Yuval Levin and Adam J. White at National Review:
George Washington’s Thanksgiving Proclamation in 1789, like so many other aspects of his presidency, set a precedent. Even if they were spurred by a congressional resolution, Washington’s words went far beyond Congress’s, offering the newly constituted people an example of what to be grateful for, and how to express that gratitude.
Washington went on to further exemplify constitutional gratitude at the end of his presidency, in his 1796 farewell address. There he expressed thanks not just to those who created the Constitution, but also to the Americans now tasked with sustaining it. They had entrusted Washington with the first presidency, and his farewell address is replete with statements of gratitude to Americans, of love for America, and of a profound sense of that with which he had been entrusted.
The man who had devoted his life first to the revolution, and then to the Constitution, left office not suggesting that the people were indebted to him, but the opposite: He offered “deep acknowledgement of that debt of gratitude which I owe to my beloved country,” he wrote, “for the many honors it has conferred upon me; still more for the steadfast confidence with which it has supported me; and for the opportunities I have thence enjoyed of manifesting my inviolable attachment.” The presidency was not a prize that he had earned, but an “important trust” that soon would be committed to his successor.

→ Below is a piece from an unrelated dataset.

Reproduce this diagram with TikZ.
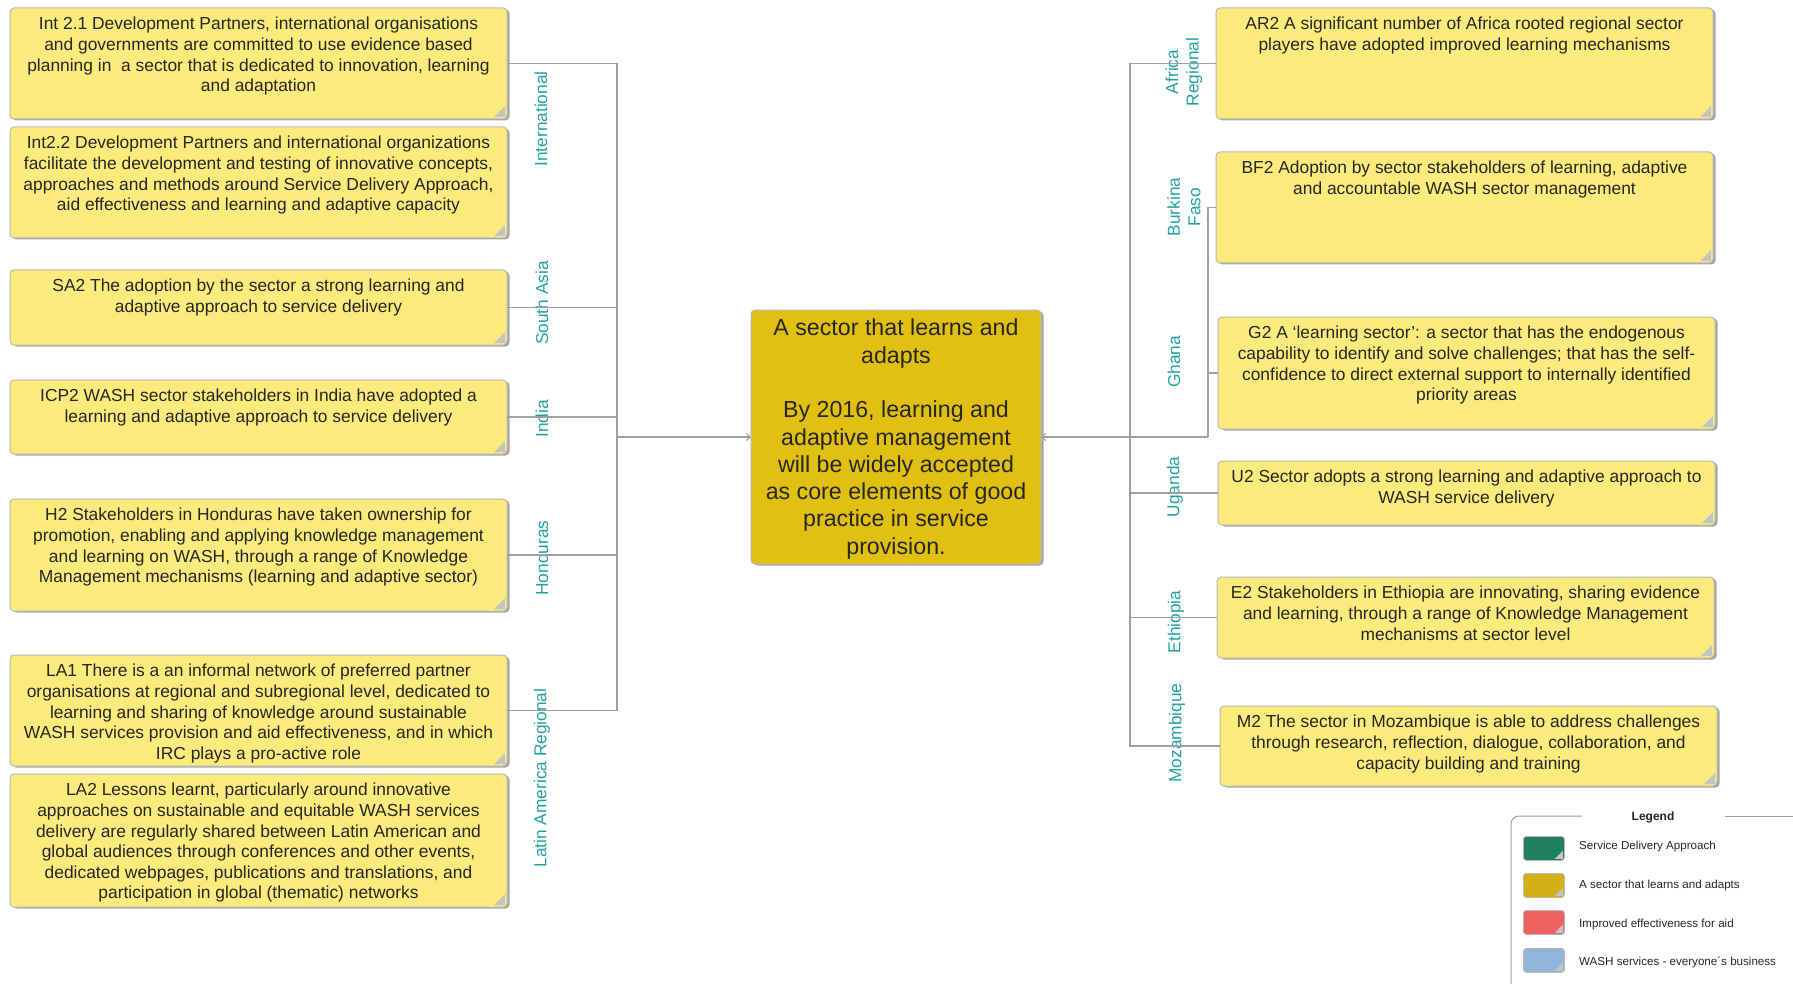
\documentclass[tikz,border=0pt]{standalone}
\usepackage{fontspec}
\setmainfont{Liberation Sans}
\usetikzlibrary{arrows.meta}
\definecolor{noteyel}{HTML}{FBEB7C}
\definecolor{coregold}{HTML}{E2C012}
\definecolor{boxline}{HTML}{B8B8B8}
\definecolor{shadowc}{HTML}{A6A6A6}
\definecolor{foldc}{HTML}{C4C4C4}
\definecolor{connc}{HTML}{A0A0A0}
\definecolor{tealc}{HTML}{22A2A2}
\definecolor{txtc}{HTML}{262626}
\definecolor{lgreen}{HTML}{1E8060}
\definecolor{lgold}{HTML}{D4B016}
\definecolor{lred}{HTML}{F06262}
\definecolor{lblue}{HTML}{92B5DC}
\tikzset{
  notebox/.style={draw=boxline, line width=1pt, fill=noteyel, rounded corners=4pt, inner sep=0pt, outer sep=0pt},
  boxtext/.style={text=txtc, align=center, inner sep=0pt, font=\fontsize{17.4}{20.6}\selectfont},
  lbl/.style={text=tealc, align=center, inner sep=0pt, rotate=90, font=\fontsize{17.3}{20.5}\selectfont},
  conn/.style={draw=connc, line width=1.2pt},
  arrconn/.style={conn, -{Straight Barb[length=4pt,width=7pt,line width=1pt]}},
  swatch/.style={draw=boxline, line width=0.8pt, rounded corners=3pt, inner sep=0pt, minimum width=41pt, minimum height=24pt, anchor=north west},
  legtext/.style={text=txtc, anchor=west, inner sep=0pt, font=\fontsize{11.6}{14}\selectfont}
}
% name, x, y, w, h, text
\newcommand{\nbox}[6]{%
  \fill[shadowc, rounded corners=4pt] (#2+2.5,-#3-1.5) rectangle ++(#4,-#5);
  \node[notebox, minimum width=#4pt, minimum height=#5pt, anchor=north west] (#1) at (#2,-#3) {};
  \fill[foldc] ([shift={(-13pt,2pt)}]#1.south east) -- ([shift={(-2pt,2pt)}]#1.south east) -- ([shift={(-2pt,13pt)}]#1.south east) -- cycle;
  \node[boxtext, anchor=north] (#1t) at ([yshift=-9pt]#1.north) {#6};
}
\newcommand{\lswatch}[4]{%
  \node[swatch, fill=#4] (#1) at (#2,-#3) {};
  \fill[foldc] ([shift={(-10pt,2pt)}]#1.south east) -- ([shift={(-2pt,2pt)}]#1.south east) -- ([shift={(-2pt,10pt)}]#1.south east) -- cycle;
}
\begin{document}
\begin{tikzpicture}[x=1pt,y=1pt]
\useasboundingbox[fill=white] (0,0) rectangle (1793,-984);

% ---------- left boxes ----------
\nbox{int1}{10}{8}{497}{111}{Int 2.1 Development Partners, international organisations\\and governments are committed to use evidence based\\planning in\ \ a sector that is dedicated to innovation, learning\\and adaptation}
\nbox{int2}{10}{127}{497}{111}{Int2.2 Development Partners and international organizations\\facilitate the development and testing of innovative concepts,\\approaches and methods around Service Delivery Approach,\\aid effectiveness and learning and adaptive capacity}
\nbox{sa2}{10}{270}{497}{75}{SA2 The adoption by the sector a strong learning and\\adaptive approach to service delivery}
\nbox{icp2}{10}{380}{497}{74}{ICP2 WASH sector stakeholders in India have adopted a\\learning and adaptive approach to service delivery}
\nbox{h2}{10}{499}{497}{112}{H2 Stakeholders in Honduras have taken ownership for\\promotion, enabling and applying knowledge management\\and learning on WASH, through a range of Knowledge\\Management mechanisms (learning and adaptive sector)}
\nbox{la1}{10}{655}{497}{111}{LA1 There is a an informal network of preferred partner\\organisations at regional and subregional level, dedicated to\\learning and sharing of knowledge around sustainable\\WASH services provision and aid effectiveness, and in which\\IRC plays a pro-active role}
\nbox{la2}{10}{774}{497}{133}{LA2 Lessons learnt, particularly around innovative\\approaches on sustainable and equitable WASH services\\delivery are regularly shared between Latin American and\\global audiences through conferences and other events,\\dedicated webpages, publications and translations, and\\participation in global (thematic) networks}

% ---------- right boxes ----------
\nbox{ar2}{1216}{8}{497}{111}{AR2 A significant number of Africa rooted regional sector\\players have adopted improved learning mechanisms}
\nbox{bf2}{1216}{152}{497}{111}{BF2 Adoption by sector stakeholders of learning, adaptive\\and accountable WASH sector management}
\nbox{g2}{1218}{317}{497}{112}{G2 A ‘learning sector’: a sector that has the endogenous\\capability to identify and solve challenges; that has the self-\\confidence to direct external support to internally identified\\priority areas}
\nbox{u2}{1218}{461}{497}{64}{U2 Sector adopts a strong learning and adaptive approach to\\WASH service delivery}
\nbox{e2}{1217}{577}{497}{81}{E2 Stakeholders in Ethiopia are innovating, sharing evidence\\and learning, through a range of Knowledge Management\\mechanisms at sector level}
\nbox{m2}{1220}{706}{497}{80}{M2 The sector in Mozambique is able to address challenges\\through research, reflection, dialogue, collaboration, and\\capacity building and training}

% ---------- central box ----------
\fill[shadowc, rounded corners=4pt] (753.5,-311.5) rectangle ++(290,-254);
\node[notebox, fill=coregold, minimum width=290pt, minimum height=254pt, anchor=north west] (core) at (751,-310) {};
\node[text=txtc, align=center, inner sep=0pt, font=\fontsize{23.2}{27.3}\selectfont] (coret) at ([yshift=-2pt]core.center) {A sector that learns and\\adapts\\[27.3pt]By 2016, learning and\\adaptive management\\will be widely accepted\\as core elements of good\\practice in service\\provision.};

% ---------- labels ----------
\node[lbl] (lint) at (541,-119) {International};
\node[lbl] (lsa) at (542,-303) {South Asia};
\node[lbl] (lind) at (542,-419) {India};
\node[lbl] (lhon) at (542,-558) {Honduras};
\node[lbl] (llat) at (542,-778) {Latin America Regional};
\node[lbl] (lafr) at (1184,-72) {Africa\\Regional};
\node[lbl] (lbur) at (1184,-207) {Burkina\\Faso};
\node[lbl] (lgha) at (1174,-362) {Ghana};
\node[lbl] (luga) at (1175,-487) {Uganda};
\node[lbl] (leth) at (1176,-622) {Ethiopia};
\node[lbl] (lmoz) at (1177,-733) {Mozambique};

% ---------- connectors ----------
\coordinate (lbx) at (617,0);
\coordinate (rbx) at (1130,0);
\coordinate (sbx) at (1208,0);
\draw[conn] (int1.east) -- (int1.east -| lbx) -- (la1.east -| lbx) -- (la1.east);
\draw[conn] (sa2.east) -- (sa2.east -| lbx);
\draw[conn] (icp2.east) -- (icp2.east -| lbx);
\draw[conn] (h2.east) -- (h2.east -| lbx);
\draw[arrconn] (core.west -| lbx) -- (core.west);

\draw[conn] (ar2.west) -- (ar2.west -| rbx) -- (m2.west -| rbx) -- (m2.west);
\draw[conn] (u2.west) -- (u2.west -| rbx);
\draw[conn] (e2.west) -- (e2.west -| rbx);
\draw[conn] (bf2.west) -- (bf2.west -| sbx) -- (core.east -| sbx);
\draw[conn] (g2.west) -- (g2.west -| sbx);
\draw[arrconn] (core.east -| sbx) -- (core.east);

% ---------- legend ----------
\draw[draw=connc, line width=1pt, rounded corners=8pt] (1582,-816) -- (1511,-816) -- (1511,-990);
\draw[draw=connc, line width=1pt] (1725,-816) -- (1800,-816);
\node[text=txtc, inner sep=0pt, font=\bfseries\fontsize{12}{14}\selectfont] (legt) at (1653,-817) {Legend};
\lswatch{sw1}{1523}{836}{lgreen}
\lswatch{sw2}{1523}{873}{lgold}
\lswatch{sw3}{1523}{910}{lred}
\lswatch{sw4}{1523}{948}{lblue}
\node[legtext] (lt1) at (1579,-846) {Service Delivery Approach};
\node[legtext] (lt2) at (1579,-885) {A sector that learns and adapts};
\node[legtext] (lt3) at (1579,-924) {Improved effectiveness for aid};
\node[legtext] (lt4) at (1579,-962) {WASH services - everyone´s business};
\end{tikzpicture}
\end{document}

Washington would not be the last president to speak in such terms, nor should these themes be the exclusive province of presidents. Statesmen in Congress can offer such examples, too. In Federalist No. 57, James Madison writes that members of Congress would be motivated by more than just ambition and self-interest; he also counted duty and gratitude among “the chords by which [those members] will be bound to fidelity and sympathy with the great mass of the people.”
Some more than others, of course, and if the likes of Washington and Lincoln are rare in the White House then they are rarer still on Capitol Hill. But when members of Congress, like presidents, are able to define their office not just in terms of power but also in terms of gratitude both to their fellow countrymen and to their forefathers, they help to perpetuate the Constitution that creates their offices; and they offer an example for the people whose own constitutional gratitude is indispensable for this perpetuation.
This Thanksgiving, when the nation is battered by a pandemic and fractured by political strife, we can hope that statesmen will step forward to exemplify constitutional gratitude. But more important, we can rediscover the sources of our own gratitude, for those who wrote the Constitution and those who perpetuated it — not just for our own sake, but for the sake of posterity.